# Written problem
Look through the data below. Pick out the lines holding the string "with".

# Dataset
▬▬▬▬▬▬▬▬▬▬

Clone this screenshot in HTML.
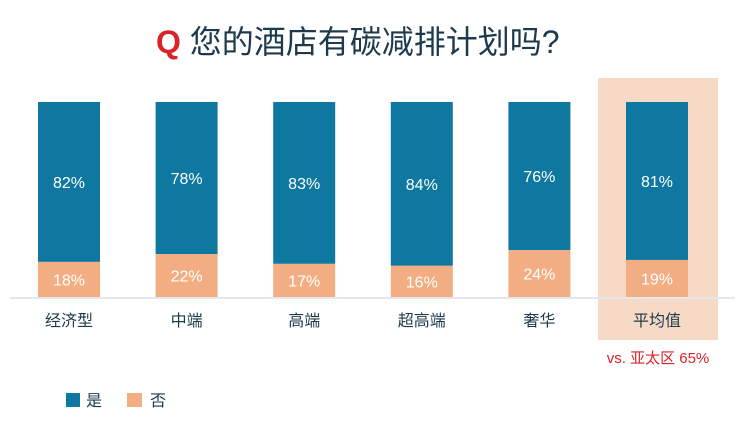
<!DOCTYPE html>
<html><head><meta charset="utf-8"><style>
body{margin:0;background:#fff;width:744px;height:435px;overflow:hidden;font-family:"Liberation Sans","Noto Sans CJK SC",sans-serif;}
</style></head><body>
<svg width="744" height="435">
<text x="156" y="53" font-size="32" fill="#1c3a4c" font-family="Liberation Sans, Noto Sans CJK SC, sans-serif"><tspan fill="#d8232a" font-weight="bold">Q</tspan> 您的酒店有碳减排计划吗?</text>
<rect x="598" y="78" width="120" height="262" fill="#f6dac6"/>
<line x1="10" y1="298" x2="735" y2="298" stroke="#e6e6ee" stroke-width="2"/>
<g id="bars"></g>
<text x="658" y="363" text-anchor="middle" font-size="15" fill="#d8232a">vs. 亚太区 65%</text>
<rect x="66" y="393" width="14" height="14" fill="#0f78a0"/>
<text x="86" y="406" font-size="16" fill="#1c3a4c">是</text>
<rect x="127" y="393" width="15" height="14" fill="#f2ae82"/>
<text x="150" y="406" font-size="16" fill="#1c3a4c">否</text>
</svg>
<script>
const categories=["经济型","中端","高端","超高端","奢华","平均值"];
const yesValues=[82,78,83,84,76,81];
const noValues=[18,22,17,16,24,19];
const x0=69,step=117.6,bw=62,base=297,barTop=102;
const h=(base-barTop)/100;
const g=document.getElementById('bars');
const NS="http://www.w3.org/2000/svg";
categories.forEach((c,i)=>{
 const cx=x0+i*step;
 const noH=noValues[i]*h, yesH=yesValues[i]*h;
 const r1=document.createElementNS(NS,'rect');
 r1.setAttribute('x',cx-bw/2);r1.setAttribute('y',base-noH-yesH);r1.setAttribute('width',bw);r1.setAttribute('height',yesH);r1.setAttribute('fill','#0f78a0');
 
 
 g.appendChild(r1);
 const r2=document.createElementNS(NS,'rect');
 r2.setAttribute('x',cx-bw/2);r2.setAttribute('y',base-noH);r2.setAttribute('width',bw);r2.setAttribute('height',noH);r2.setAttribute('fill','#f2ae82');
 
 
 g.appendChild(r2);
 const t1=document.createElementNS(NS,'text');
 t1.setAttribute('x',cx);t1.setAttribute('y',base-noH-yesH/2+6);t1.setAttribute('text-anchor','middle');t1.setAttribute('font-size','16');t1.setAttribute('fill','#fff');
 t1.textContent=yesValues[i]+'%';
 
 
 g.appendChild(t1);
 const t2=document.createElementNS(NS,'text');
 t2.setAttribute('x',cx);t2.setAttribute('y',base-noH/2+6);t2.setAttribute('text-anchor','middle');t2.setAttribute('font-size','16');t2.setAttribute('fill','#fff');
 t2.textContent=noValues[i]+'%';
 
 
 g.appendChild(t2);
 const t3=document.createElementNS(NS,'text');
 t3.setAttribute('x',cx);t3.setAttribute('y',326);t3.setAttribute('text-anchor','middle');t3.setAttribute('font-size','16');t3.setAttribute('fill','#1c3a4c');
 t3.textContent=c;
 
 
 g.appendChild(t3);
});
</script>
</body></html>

▬▬▬▬▬▬▬▬▬▬

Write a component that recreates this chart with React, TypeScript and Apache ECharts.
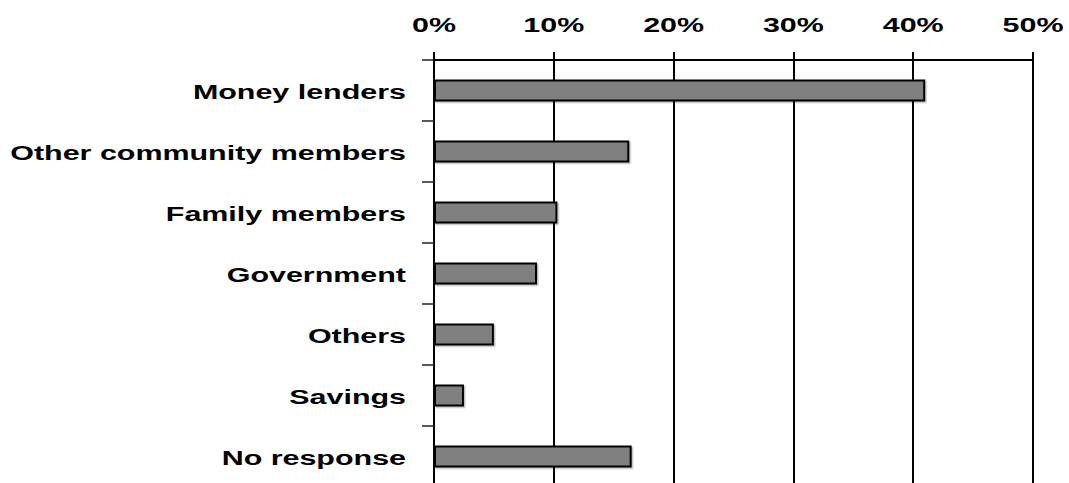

▬▬▬▬▬▬▬▬▬▬

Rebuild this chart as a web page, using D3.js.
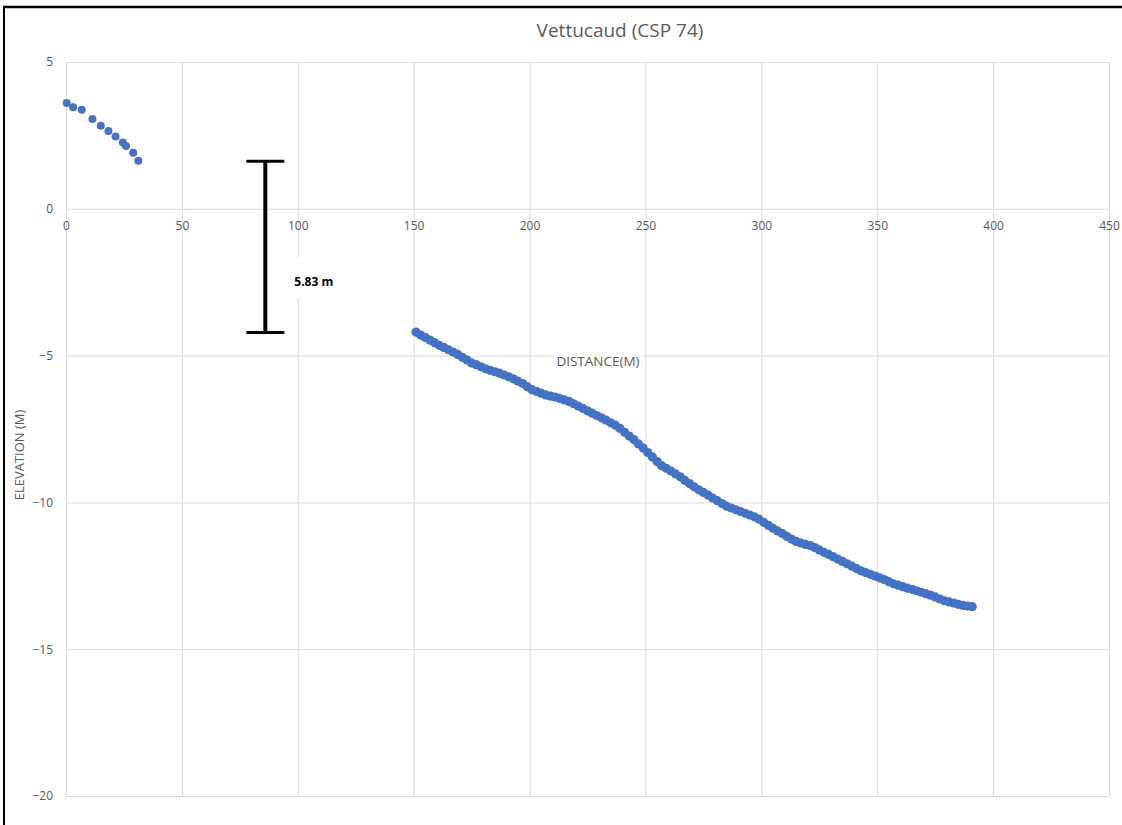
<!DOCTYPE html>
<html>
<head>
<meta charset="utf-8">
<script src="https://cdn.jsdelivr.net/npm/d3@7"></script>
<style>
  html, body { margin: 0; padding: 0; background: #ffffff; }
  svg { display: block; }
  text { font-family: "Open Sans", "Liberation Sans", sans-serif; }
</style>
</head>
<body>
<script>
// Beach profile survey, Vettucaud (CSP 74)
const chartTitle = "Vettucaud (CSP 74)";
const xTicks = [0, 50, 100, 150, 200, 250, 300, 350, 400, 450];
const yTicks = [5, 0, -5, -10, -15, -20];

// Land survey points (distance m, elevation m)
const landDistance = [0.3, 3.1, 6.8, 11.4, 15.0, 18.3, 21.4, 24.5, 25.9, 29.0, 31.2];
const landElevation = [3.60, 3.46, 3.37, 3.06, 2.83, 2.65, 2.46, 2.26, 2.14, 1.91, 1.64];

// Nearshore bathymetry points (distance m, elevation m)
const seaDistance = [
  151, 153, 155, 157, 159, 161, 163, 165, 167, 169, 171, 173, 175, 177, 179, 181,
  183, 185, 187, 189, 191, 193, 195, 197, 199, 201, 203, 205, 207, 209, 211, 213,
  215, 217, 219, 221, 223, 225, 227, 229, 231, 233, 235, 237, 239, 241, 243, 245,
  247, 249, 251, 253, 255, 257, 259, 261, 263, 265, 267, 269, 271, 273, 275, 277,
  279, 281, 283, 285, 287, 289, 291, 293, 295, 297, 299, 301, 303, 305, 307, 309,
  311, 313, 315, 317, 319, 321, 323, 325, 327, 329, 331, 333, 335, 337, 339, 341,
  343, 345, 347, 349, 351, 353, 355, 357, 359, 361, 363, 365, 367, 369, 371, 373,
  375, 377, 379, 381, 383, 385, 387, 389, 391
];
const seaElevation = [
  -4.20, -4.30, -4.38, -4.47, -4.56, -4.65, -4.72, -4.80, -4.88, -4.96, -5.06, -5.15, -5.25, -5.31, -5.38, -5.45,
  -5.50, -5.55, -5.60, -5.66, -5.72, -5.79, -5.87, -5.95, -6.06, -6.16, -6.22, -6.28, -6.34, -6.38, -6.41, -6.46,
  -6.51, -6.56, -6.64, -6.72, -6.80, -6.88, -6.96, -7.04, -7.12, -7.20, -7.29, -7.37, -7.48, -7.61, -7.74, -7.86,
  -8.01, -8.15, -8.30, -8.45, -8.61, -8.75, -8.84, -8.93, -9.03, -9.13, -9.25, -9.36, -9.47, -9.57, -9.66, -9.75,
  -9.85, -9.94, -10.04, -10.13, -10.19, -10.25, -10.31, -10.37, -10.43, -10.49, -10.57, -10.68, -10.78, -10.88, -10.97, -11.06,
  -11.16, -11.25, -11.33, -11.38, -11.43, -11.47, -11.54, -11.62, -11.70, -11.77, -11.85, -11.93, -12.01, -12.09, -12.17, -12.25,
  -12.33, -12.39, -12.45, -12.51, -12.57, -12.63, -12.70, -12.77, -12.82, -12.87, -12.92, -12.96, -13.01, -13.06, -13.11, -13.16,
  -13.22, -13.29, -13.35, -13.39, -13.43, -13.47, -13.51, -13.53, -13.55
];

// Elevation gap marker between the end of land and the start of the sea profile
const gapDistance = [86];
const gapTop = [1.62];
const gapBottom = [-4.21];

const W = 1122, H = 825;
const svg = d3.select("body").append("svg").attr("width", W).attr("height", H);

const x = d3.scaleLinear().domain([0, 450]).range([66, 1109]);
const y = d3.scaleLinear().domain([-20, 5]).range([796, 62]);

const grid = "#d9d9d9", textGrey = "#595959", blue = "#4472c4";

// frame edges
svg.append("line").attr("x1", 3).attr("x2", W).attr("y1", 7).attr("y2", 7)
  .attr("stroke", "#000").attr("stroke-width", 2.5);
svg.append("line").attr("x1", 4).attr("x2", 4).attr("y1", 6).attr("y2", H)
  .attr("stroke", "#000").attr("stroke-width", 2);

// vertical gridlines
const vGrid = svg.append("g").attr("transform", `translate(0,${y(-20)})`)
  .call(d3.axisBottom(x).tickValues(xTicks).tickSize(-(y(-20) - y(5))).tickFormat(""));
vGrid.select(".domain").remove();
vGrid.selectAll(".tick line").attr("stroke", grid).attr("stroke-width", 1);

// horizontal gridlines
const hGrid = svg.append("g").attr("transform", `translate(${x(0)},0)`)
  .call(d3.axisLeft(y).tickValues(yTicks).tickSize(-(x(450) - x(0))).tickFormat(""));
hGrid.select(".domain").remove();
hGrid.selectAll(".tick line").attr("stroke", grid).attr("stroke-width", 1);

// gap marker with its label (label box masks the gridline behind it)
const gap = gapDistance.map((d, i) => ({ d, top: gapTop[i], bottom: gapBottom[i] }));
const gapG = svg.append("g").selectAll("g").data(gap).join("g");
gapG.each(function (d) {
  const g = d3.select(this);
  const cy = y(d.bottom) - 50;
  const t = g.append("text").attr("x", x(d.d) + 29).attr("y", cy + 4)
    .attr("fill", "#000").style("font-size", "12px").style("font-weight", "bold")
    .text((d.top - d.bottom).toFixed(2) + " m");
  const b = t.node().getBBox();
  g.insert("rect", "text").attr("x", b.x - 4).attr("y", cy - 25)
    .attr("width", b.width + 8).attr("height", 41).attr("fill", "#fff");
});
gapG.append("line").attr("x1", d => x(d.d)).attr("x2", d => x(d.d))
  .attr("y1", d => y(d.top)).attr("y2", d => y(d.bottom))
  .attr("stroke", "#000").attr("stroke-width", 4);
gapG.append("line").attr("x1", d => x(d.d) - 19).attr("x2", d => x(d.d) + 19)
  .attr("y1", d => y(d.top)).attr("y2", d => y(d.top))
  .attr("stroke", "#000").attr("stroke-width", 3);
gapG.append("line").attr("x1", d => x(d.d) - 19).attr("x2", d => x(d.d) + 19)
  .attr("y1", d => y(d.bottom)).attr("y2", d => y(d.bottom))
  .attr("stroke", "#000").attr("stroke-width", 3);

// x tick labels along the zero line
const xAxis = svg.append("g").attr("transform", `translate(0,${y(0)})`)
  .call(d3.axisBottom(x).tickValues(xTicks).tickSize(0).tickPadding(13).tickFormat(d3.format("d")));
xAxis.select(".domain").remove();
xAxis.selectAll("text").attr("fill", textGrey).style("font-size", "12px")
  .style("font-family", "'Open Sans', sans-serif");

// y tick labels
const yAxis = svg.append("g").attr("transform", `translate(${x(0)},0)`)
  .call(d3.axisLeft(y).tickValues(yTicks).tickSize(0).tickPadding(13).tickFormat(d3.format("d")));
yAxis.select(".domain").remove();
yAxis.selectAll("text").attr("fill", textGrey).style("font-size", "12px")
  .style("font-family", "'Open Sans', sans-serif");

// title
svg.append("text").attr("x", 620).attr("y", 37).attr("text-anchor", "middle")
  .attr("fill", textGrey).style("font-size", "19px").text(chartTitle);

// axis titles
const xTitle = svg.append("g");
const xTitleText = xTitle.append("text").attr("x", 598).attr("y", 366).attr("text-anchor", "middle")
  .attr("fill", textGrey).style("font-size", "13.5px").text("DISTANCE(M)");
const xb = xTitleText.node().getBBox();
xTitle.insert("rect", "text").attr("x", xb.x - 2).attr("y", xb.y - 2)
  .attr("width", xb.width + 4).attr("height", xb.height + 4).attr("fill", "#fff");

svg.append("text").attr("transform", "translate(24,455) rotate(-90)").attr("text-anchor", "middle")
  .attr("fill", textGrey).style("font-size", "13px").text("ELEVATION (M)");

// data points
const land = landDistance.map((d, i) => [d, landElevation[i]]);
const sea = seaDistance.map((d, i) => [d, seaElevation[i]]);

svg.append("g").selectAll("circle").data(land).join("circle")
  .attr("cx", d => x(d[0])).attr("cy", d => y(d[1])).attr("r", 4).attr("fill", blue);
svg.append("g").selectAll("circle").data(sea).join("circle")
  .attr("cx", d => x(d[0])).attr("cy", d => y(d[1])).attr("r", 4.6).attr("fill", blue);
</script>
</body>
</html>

▬▬▬▬▬▬▬▬▬▬

# Task result
Write a component that recreates this chart with React, TypeScript and Apache ECharts.
// gap marker with its label (label box masks the gridline behind it)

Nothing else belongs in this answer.